#### [Work to be completed]
Copy everything in the data below exactly except the pictures.
>> START
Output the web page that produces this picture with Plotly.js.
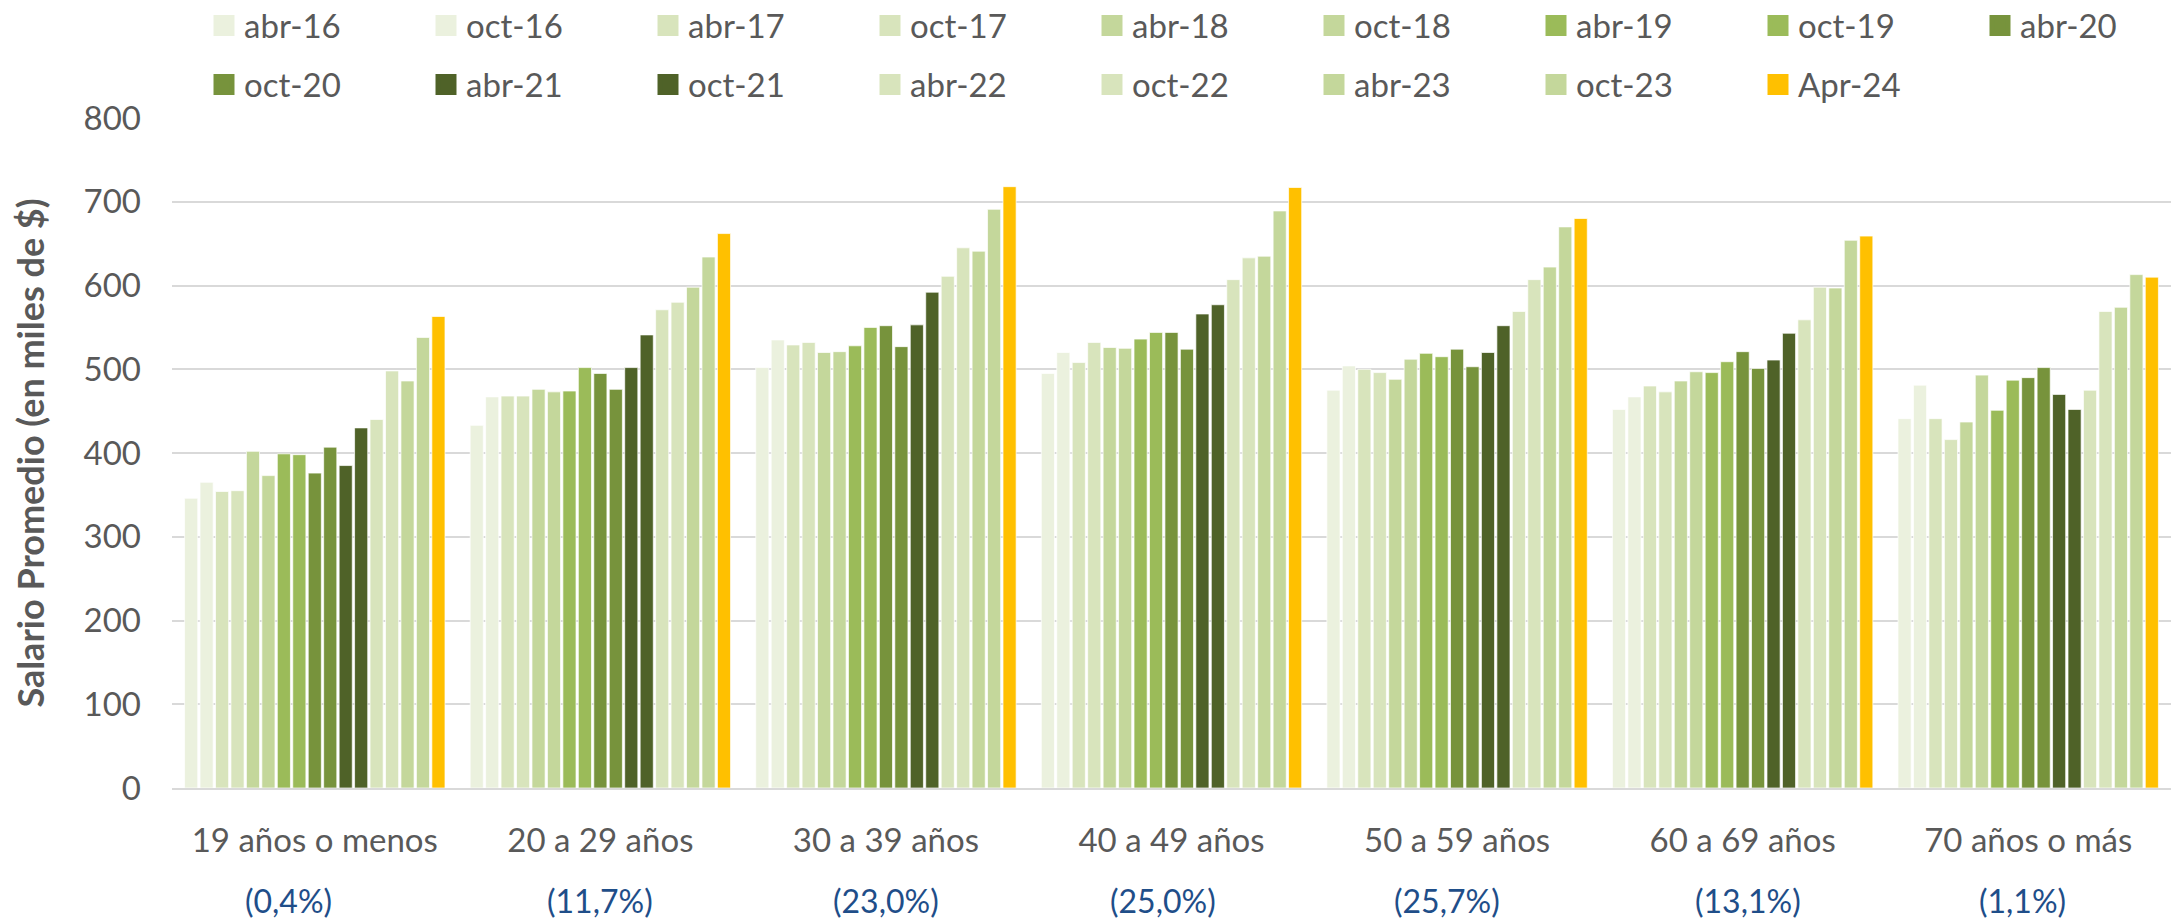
<!DOCTYPE html>
<html>
<head>
<meta charset="utf-8">
<script src="https://cdn.plot.ly/plotly-3.0.1.min.js"></script>
<style>html,body{margin:0;padding:0;background:#fff;}#chart{width:2177px;height:923px;}</style>
</head>
<body>
<div id="chart"></div>
<script>
const categories = ['19 años o menos', '20 a 29 años', '30 a 39 años', '40 a 49 años', '50 a 59 años', '60 a 69 años', '70 años o más'];
const shares = ['(0,4%)', '(11,7%)', '(23,0%)', '(25,0%)', '(25,7%)', '(13,1%)', '(1,1%)'];
const seriesNames = ['abr-16','oct-16','abr-17','oct-17','abr-18','oct-18','abr-19','oct-19','abr-20','oct-20','abr-21','oct-21','abr-22','oct-22','abr-23','oct-23','Apr-24'];
const abr16 = [346, 433, 502, 495, 475, 452, 441];
const oct16 = [365, 467, 535, 520, 504, 467, 481];
const abr17 = [354, 468, 529, 508, 500, 480, 441];
const oct17 = [355, 468, 532, 532, 496, 473, 416];
const abr18 = [402, 476, 520, 526, 488, 486, 437];
const oct18 = [373, 473, 521, 525, 512, 497, 493];
const abr19 = [399, 474, 528, 536, 519, 496, 451];
const oct19 = [398, 502, 550, 544, 515, 509, 487];
const abr20 = [376, 495, 552, 544, 524, 521, 490];
const oct20 = [407, 476, 527, 524, 503, 501, 502];
const abr21 = [385, 502, 553, 566, 520, 511, 470];
const oct21 = [430, 541, 592, 577, 552, 543, 452];
const abr22 = [440, 571, 611, 607, 569, 559, 475];
const oct22 = [498, 580, 645, 633, 607, 598, 569];
const abr23 = [486, 598, 641, 635, 622, 597, 574];
const oct23 = [538, 634, 691, 689, 670, 654, 613];
const apr24 = [563, 662, 718, 717, 680, 659, 610];
const seriesValues = [abr16, oct16, abr17, oct17, abr18, oct18, abr19, oct19, abr20, oct20, abr21, oct21, abr22, oct22, abr23, oct23, apr24];
const seriesColors = ['#EBF1DE','#EBF1DE','#D8E4BC','#D8E4BC','#C4D79B','#C4D79B','#9BBB59','#9BBB59','#77933C','#77933C','#4F6228','#4F6228','#D8E4BC','#D8E4BC','#C4D79B','#C4D79B','#FFC000'];

const FONT = 'Lato, "Open Sans", sans-serif';
const GREY = '#595959';

// Bars (data marks)
const barTraces = seriesNames.map((name, i) => ({
  type: 'bar',
  name: name,
  x: categories,
  y: seriesValues[i],
  showlegend: false,
  legendgroup: name,
  marker: { color: seriesColors[i], line: { color: 'rgba(255,255,255,0.7)', width: 1 } },
  hoverinfo: 'x+y+name'
}));

// Legend-only entries (square swatches like the original), no drawn points
const legendTraces = seriesNames.map((name, i) => ({
  type: 'scatter',
  mode: 'markers',
  name: name,
  x: [null],
  y: [null],
  legendgroup: name,
  legend: i < 9 ? 'legend' : 'legend2',
  marker: { symbol: 'square', size: 16, color: seriesColors[i], line: { color: seriesColors[i], width: 5 } },
  hoverinfo: 'skip'
}));

const legendCommon = {
  orientation: 'h',
  xref: 'container', yref: 'container',
  x: 204 / 2177, xanchor: 'left',
  yanchor: 'middle',
  font: { family: FONT, size: 33, color: GREY },
  entrywidth: 177, entrywidthmode: 'pixels',
  itemclick: false, itemdoubleclick: false,
  bgcolor: 'rgba(0,0,0,0)', borderwidth: 0,
  traceorder: 'normal'
};

// small horizontal nudges of the share labels, as placed in the original
const shareShift = [-26, 0, 0, -9, -10, 5, -6];
const annotations = categories.map((c, i) => ({
  x: c, xref: 'x', y: -0.168, yref: 'paper',
  xshift: shareShift[i],
  text: shares[i], showarrow: false,
  xanchor: 'center', yanchor: 'middle',
  font: { family: FONT, size: 32, color: '#1F4E89' }
}));

const layout = {
  width: 2177, height: 923,
  paper_bgcolor: '#ffffff', plot_bgcolor: '#ffffff',
  margin: { l: 172, r: 6, t: 118, b: 135 },
  barmode: 'group', bargap: 0.08, bargroupgap: 0.15,
  font: { family: FONT, color: GREY },
  showlegend: true,
  legend: Object.assign({}, legendCommon, { y: 1 - 25.5 / 923 }),
  legend2: Object.assign({}, legendCommon, { y: 1 - 84.5 / 923 }),
  xaxis: {
    type: 'category',
    tickfont: { family: FONT, size: 33, color: GREY },
    ticks: '', showline: true, linecolor: '#D9D9D9', linewidth: 2,
    ticklabelstandoff: 22, automargin: false
  },
  yaxis: {
    range: [0, 800], dtick: 100, tick0: 0,
    showgrid: true, gridcolor: '#D9D9D9', gridwidth: 2,
    zeroline: false, showline: false, ticks: '',
    tickfont: { family: FONT, size: 33, color: GREY },
    ticklabelstandoff: 30, automargin: false,
    title: { text: 'Salario Promedio (en miles de $)', font: { family: FONT, size: 36, color: GREY, weight: 'bold' }, standoff: 27 }
  },
  annotations: annotations
};

Plotly.newPlot('chart', barTraces.concat(legendTraces), layout, { displayModeBar: false });
</script>
</body>
</html>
>> END
#### [Full answer]
Output the web page that produces this picture with Plotly.js.
<!DOCTYPE html>
<html>
<head>
<meta charset="utf-8">
<script src="https://cdn.plot.ly/plotly-3.0.1.min.js"></script>
<style>html,body{margin:0;padding:0;background:#fff;}#chart{width:2177px;height:923px;}</style>
</head>
<body>
<div id="chart"></div>
<script>
const categories = ['19 años o menos', '20 a 29 años', '30 a 39 años', '40 a 49 años', '50 a 59 años', '60 a 69 años', '70 años o más'];
const shares = ['(0,4%)', '(11,7%)', '(23,0%)', '(25,0%)', '(25,7%)', '(13,1%)', '(1,1%)'];
const seriesNames = ['abr-16','oct-16','abr-17','oct-17','abr-18','oct-18','abr-19','oct-19','abr-20','oct-20','abr-21','oct-21','abr-22','oct-22','abr-23','oct-23','Apr-24'];
const abr16 = [346, 433, 502, 495, 475, 452, 441];
const oct16 = [365, 467, 535, 520, 504, 467, 481];
const abr17 = [354, 468, 529, 508, 500, 480, 441];
const oct17 = [355, 468, 532, 532, 496, 473, 416];
const abr18 = [402, 476, 520, 526, 488, 486, 437];
const oct18 = [373, 473, 521, 525, 512, 497, 493];
const abr19 = [399, 474, 528, 536, 519, 496, 451];
const oct19 = [398, 502, 550, 544, 515, 509, 487];
const abr20 = [376, 495, 552, 544, 524, 521, 490];
const oct20 = [407, 476, 527, 524, 503, 501, 502];
const abr21 = [385, 502, 553, 566, 520, 511, 470];
const oct21 = [430, 541, 592, 577, 552, 543, 452];
const abr22 = [440, 571, 611, 607, 569, 559, 475];
const oct22 = [498, 580, 645, 633, 607, 598, 569];
const abr23 = [486, 598, 641, 635, 622, 597, 574];
const oct23 = [538, 634, 691, 689, 670, 654, 613];
const apr24 = [563, 662, 718, 717, 680, 659, 610];
const seriesValues = [abr16, oct16, abr17, oct17, abr18, oct18, abr19, oct19, abr20, oct20, abr21, oct21, abr22, oct22, abr23, oct23, apr24];
const seriesColors = ['#EBF1DE','#EBF1DE','#D8E4BC','#D8E4BC','#C4D79B','#C4D79B','#9BBB59','#9BBB59','#77933C','#77933C','#4F6228','#4F6228','#D8E4BC','#D8E4BC','#C4D79B','#C4D79B','#FFC000'];

const FONT = 'Lato, "Open Sans", sans-serif';
const GREY = '#595959';

// Bars (data marks)
const barTraces = seriesNames.map((name, i) => ({
  type: 'bar',
  name: name,
  x: categories,
  y: seriesValues[i],
  showlegend: false,
  legendgroup: name,
  marker: { color: seriesColors[i], line: { color: 'rgba(255,255,255,0.7)', width: 1 } },
  hoverinfo: 'x+y+name'
}));

// Legend-only entries (square swatches like the original), no drawn points
const legendTraces = seriesNames.map((name, i) => ({
  type: 'scatter',
  mode: 'markers',
  name: name,
  x: [null],
  y: [null],
  legendgroup: name,
  legend: i < 9 ? 'legend' : 'legend2',
  marker: { symbol: 'square', size: 16, color: seriesColors[i], line: { color: seriesColors[i], width: 5 } },
  hoverinfo: 'skip'
}));

const legendCommon = {
  orientation: 'h',
  xref: 'container', yref: 'container',
  x: 204 / 2177, xanchor: 'left',
  yanchor: 'middle',
  font: { family: FONT, size: 33, color: GREY },
  entrywidth: 177, entrywidthmode: 'pixels',
  itemclick: false, itemdoubleclick: false,
  bgcolor: 'rgba(0,0,0,0)', borderwidth: 0,
  traceorder: 'normal'
};

// small horizontal nudges of the share labels, as placed in the original
const shareShift = [-26, 0, 0, -9, -10, 5, -6];
const annotations = categories.map((c, i) => ({
  x: c, xref: 'x', y: -0.168, yref: 'paper',
  xshift: shareShift[i],
  text: shares[i], showarrow: false,
  xanchor: 'center', yanchor: 'middle',
  font: { family: FONT, size: 32, color: '#1F4E89' }
}));

const layout = {
  width: 2177, height: 923,
  paper_bgcolor: '#ffffff', plot_bgcolor: '#ffffff',
  margin: { l: 172, r: 6, t: 118, b: 135 },
  barmode: 'group', bargap: 0.08, bargroupgap: 0.15,
  font: { family: FONT, color: GREY },
  showlegend: true,
  legend: Object.assign({}, legendCommon, { y: 1 - 25.5 / 923 }),
  legend2: Object.assign({}, legendCommon, { y: 1 - 84.5 / 923 }),
  xaxis: {
    type: 'category',
    tickfont: { family: FONT, size: 33, color: GREY },
    ticks: '', showline: true, linecolor: '#D9D9D9', linewidth: 2,
    ticklabelstandoff: 22, automargin: false
  },
  yaxis: {
    range: [0, 800], dtick: 100, tick0: 0,
    showgrid: true, gridcolor: '#D9D9D9', gridwidth: 2,
    zeroline: false, showline: false, ticks: '',
    tickfont: { family: FONT, size: 33, color: GREY },
    ticklabelstandoff: 30, automargin: false,
    title: { text: 'Salario Promedio (en miles de $)', font: { family: FONT, size: 36, color: GREY, weight: 'bold' }, standoff: 27 }
  },
  annotations: annotations
};

Plotly.newPlot('chart', barTraces.concat(legendTraces), layout, { displayModeBar: false });
</script>
</body>
</html>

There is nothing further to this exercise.